Hace unos meses, el ex presidente mexicano, Ernesto Zedillo, tronó contra lo que llamó “la ola de gobernantes populistas e ineptos que está sufriendo buen número de países latinoamericanos” que a su juicio –y aquí parece dirigir el dardo directo a su paisano López Obrador- por intentar “detener y revertir reformas ya adoptadas en el pasado y que mucha falta harán para favorecer el desarrollo de nuestros países”.
Luego de décadas de haber concluido su encargo en un sexenio marcado por “el error de diciembre” que mandó a la ruina a millones de mexicanos que perdieron sus patrimonios, hay que ser muy cínico para venir a pontificar, cuando por ejemplo durante su mandato privilegió el rescate bancario que salvaguardó con fondos públicos a una banca comercial ciertamente anti populista, y que dejó en los huesos a millones de familias víctimas de la corrupción de esa tecnocracia criolla, formada en Harvard y Yale, pero con pésimos frutos en materia de bienestar social.
Ernesto Zedillo, quien llegó a la presidencia mediante una candidatura manchada con la sangre del asesinado Luis Donaldo Colosio, tuvo como lema “Bienestar para la familia”, ¿de quién? Seguro de la tecnocracia que se mantuvo al mando más allá de su sexenio.
Pero al margen del dicho y el personaje, habría que ver a nombre y por cuenta de quién sale desde Yale a descalificar a los nuevos gobiernos latinoamericanos, que ahora deben enmendar la desigualdad que con denuedo crearon las tecnocracias “reformistas” –privatizadoras- que expoliaron la región.
Ahora bien, el llamado populismo latinoamericano surgió entre 1910 y 1951, generalmente como alternativa para ampliar la participación en el ingreso y el bienestar de amplios sectores marginados en toda la región, situación injusta creada a partir del fracaso del modelo de liberalismo excluyente impuesto por un remedo de burguesía que medraba en una economía agroexportadora que sucumbió ante la irrupción de la industria y la urbanización.
El populismo entonces emergió como alternativa para los sectores sociales mayoritarios y carentes de todo beneficio, incluso de tener una participación política efectiva.
No debería ahora sorprendernos que un joven líder universitario, como Gabriel Boric , haya ganado a pulso el poder en Chile, país que vivió el primer régimen socialista que llegó por la vía electoral con Salvador Allende, pero que fue aplastado por una dictadura militar que con mano de hierro asesinó y expulsó a miles de chilenos, y que en lo económico siguió las fórmulas del monetarismo de Friedman, liberalismo puro por supuesto.
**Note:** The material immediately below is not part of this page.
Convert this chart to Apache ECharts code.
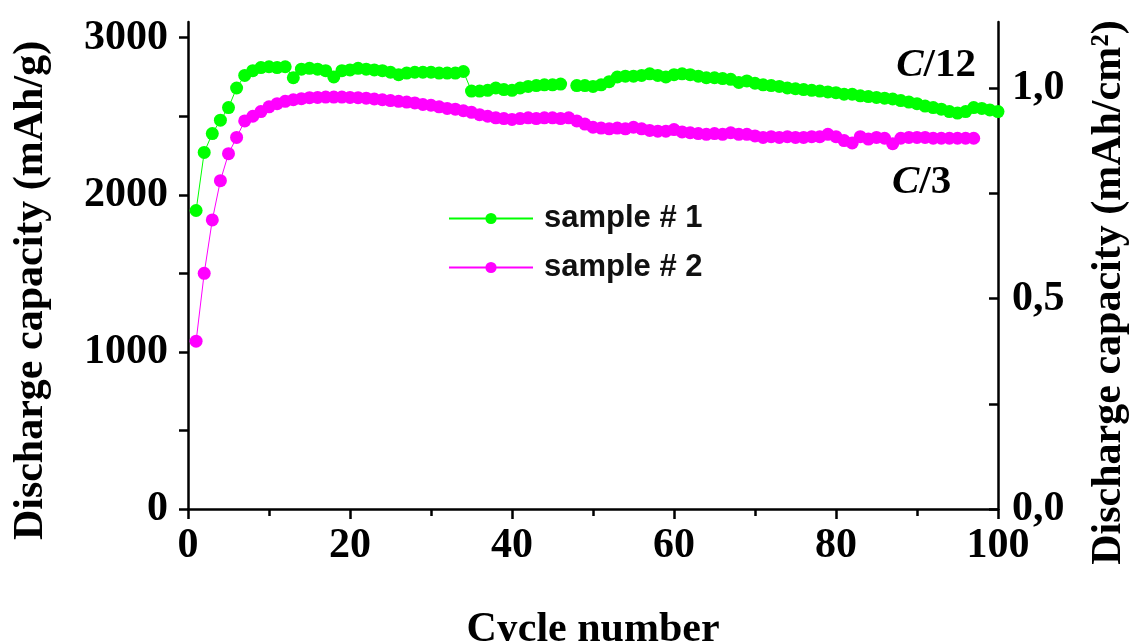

Tampoco debería sorprender que un tozudo peleador, como López Obrador, haya capitalizado en 2018 el hartazgo de una sociedad expoliada por gobiernos en extremo corruptos y torpes, que con una espiral de degradación impulsaron a este personaje controvertido, pero que supo hablarles a los sectores marginados de siempre y atrajo incluso el voto de los segmentos de mayores ingresos y escolaridad en el país.
Algo que igualmente no debería perderse de vista es que también en todo el mundo persiste un populismo de derecha, que mediante proclamas xenófobas y la promesa de reposicionar el liberalismo extremo, ha logrado triunfos y espacios muy importantes.
Y qué decir del populismo desde el gobierno, que todas las corrientes políticas en el poder utilizan para vender acciones de beneficio a la masa electoral, para estimular lealtades y ganar el voto. En resumen, unos más que otros y todos en su medida recurren a la versión positiva del populismo, y por supuesto rechazan la peyorativa.
En todo caso, lo deseable y defendible es que el elector, con su voto libre y respetado, sea el que siga dando y quitando el poder a los gobiernos de todo signo.
Así que nadie debería asustarse con los populismos y la dinámica de sus alternancias, porque seguirán siendo la constante, igual que los voceros interesados, como Zedillo, egresado de Yale y que como otros de sus colegas de Harvard, a la hora de gobernar fueron más que ineptos y dejaron legados nefastos en extremo.